A rigid space is an adic space locally of finite type over ${\rm Spa}(K, K^+)$.
(1) I think it probably depends whether by "embeds" you mean an open immersion or a locally closed one. (A locally closed subspace of a rigid space might not be open in its Zariski closure.) But I don't know the answer in either case.
If $X$ is smooth and affinoid, I think it follows from Elkik's theorem that $X$ is an analytic open in the analytification of a smooth affine algebraic variety. Since that variety can be compactified, the answer is positive in this case.
(2) In the context of your question, it is useful to know that if $X$ embeds as an open in a (partially) proper $Y$, then Huber's universal compactification of $X$ is homeomorphic to the closure $\overline{X}$ of $X$ in $Y$.
Since on the level of Berkovich spaces, $X^{\rm Berk}$ and $Y^{\rm Berk}$ are compact, the former is closed in the latter, and it follows that $\overline{X}$ and $X$ have the same maximal (rank one) points.

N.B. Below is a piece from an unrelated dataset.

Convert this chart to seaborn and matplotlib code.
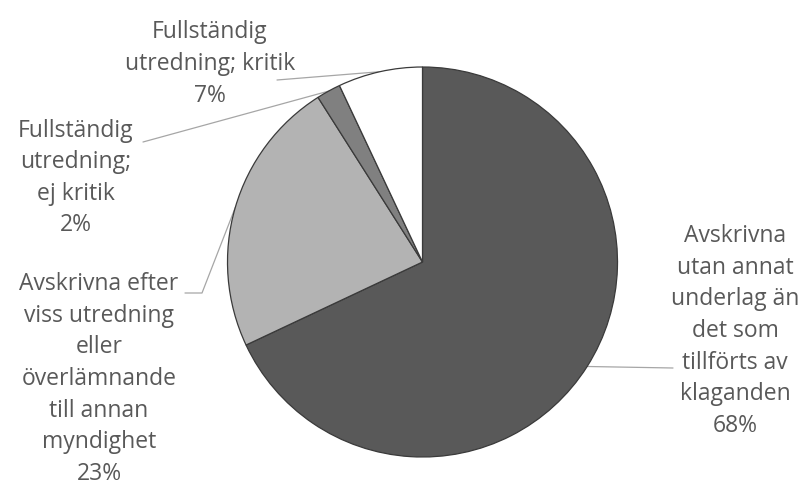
import numpy as np
import matplotlib
matplotlib.use('Agg')
import matplotlib.pyplot as plt
import seaborn as sns

# =====================
# DATA
# =====================
categories = ['Avskrivna\nutan annat\nunderlag än\ndet som\ntillförts av\nklaganden',
              'Avskrivna efter\nviss utredning\neller\növerlämnande\ntill annan\nmyndighet',
              'Fullständig\nutredning;\nej kritik',
              'Fullständig\nutredning; kritik']
shares = [68, 23, 2, 7]
slice_colors = ['#595959', '#b3b3b3', '#808080', '#ffffff']

# =====================
# LAYOUT (pixels, y from top)
# =====================
W, H = 806, 493
CX, CY, R = 422.5, 262, 195
label_pos = [(735, 331), (99, 379), (76, 178), (210, 64)]
leader_knees = [[(673, 368)],
                [(202, 293), (185, 293)],
                [(143, 142)],
                [(277, 80)]]

sns.set_theme(style='white')
plt.rcParams['font.family'] = ['Open Sans', 'DejaVu Sans']

fig = plt.figure(figsize=(W / 100, H / 100), dpi=100)
ax = fig.add_axes([0, 0, 1, 1])

wedges, _ = ax.pie(shares, colors=slice_colors, startangle=90, counterclock=False,
                   center=(CX, H - CY), radius=R, frame=True,
                   wedgeprops=dict(edgecolor='#3a3a3a', linewidth=0.9))
ax.set_xlim(0, W)
ax.set_ylim(0, H)
ax.set_aspect('equal')
ax.axis('off')

for w, name, val, (tx, ty), knees in zip(wedges, categories, shares, label_pos, leader_knees):
    mid = np.deg2rad((w.theta1 + w.theta2) / 2)
    ex, ey = CX + R * np.cos(mid), (H - CY) + R * np.sin(mid)
    xs = [ex] + [k[0] for k in knees]
    ys = [ey] + [H - k[1] for k in knees]
    ax.plot(xs, ys, color='#a6a6a6', lw=0.9, zorder=0.5)
    ax.text(tx, H - ty, f'{name}\n{val}%', ha='center', va='center',
            multialignment='center', fontsize=16.5, color='#595959', linespacing=1.42)

fig.savefig('out.png', dpi=100)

For example, if $X$ is the affinoid unit disc and $Y=\mathbf{P}^1$, then $\overline{X} = X \cup \{\zeta\}$ where $\zeta$ is the point corresponding to the rank two valuation on $K[x]$ which is the composite of the Gauss norm (with residue field $k(x)$) and the valuation "order of vanishing at infinity" of $k(x)$. Note that this valuation is not $\leq 1$ on $K^+[x]$, so does not define a point of ${\rm Spa}(K[x], K^+[x])$.
In general, an affinoid rigid space is of the form $X={\rm Spa}(A, A^\circ)$ where $A^\circ$ is the subring of powerbounded elements. Its universal compactification is then ${\rm Spa}(A, A^+_{\rm min})$ where $A^+_{\rm min}$ is the smallest ring of integral elements containing $K^+$, namely the integral closure of the subring of $A$ generated by $K^+$ and the topologically nilpotent elements $A^{\circ\circ}$.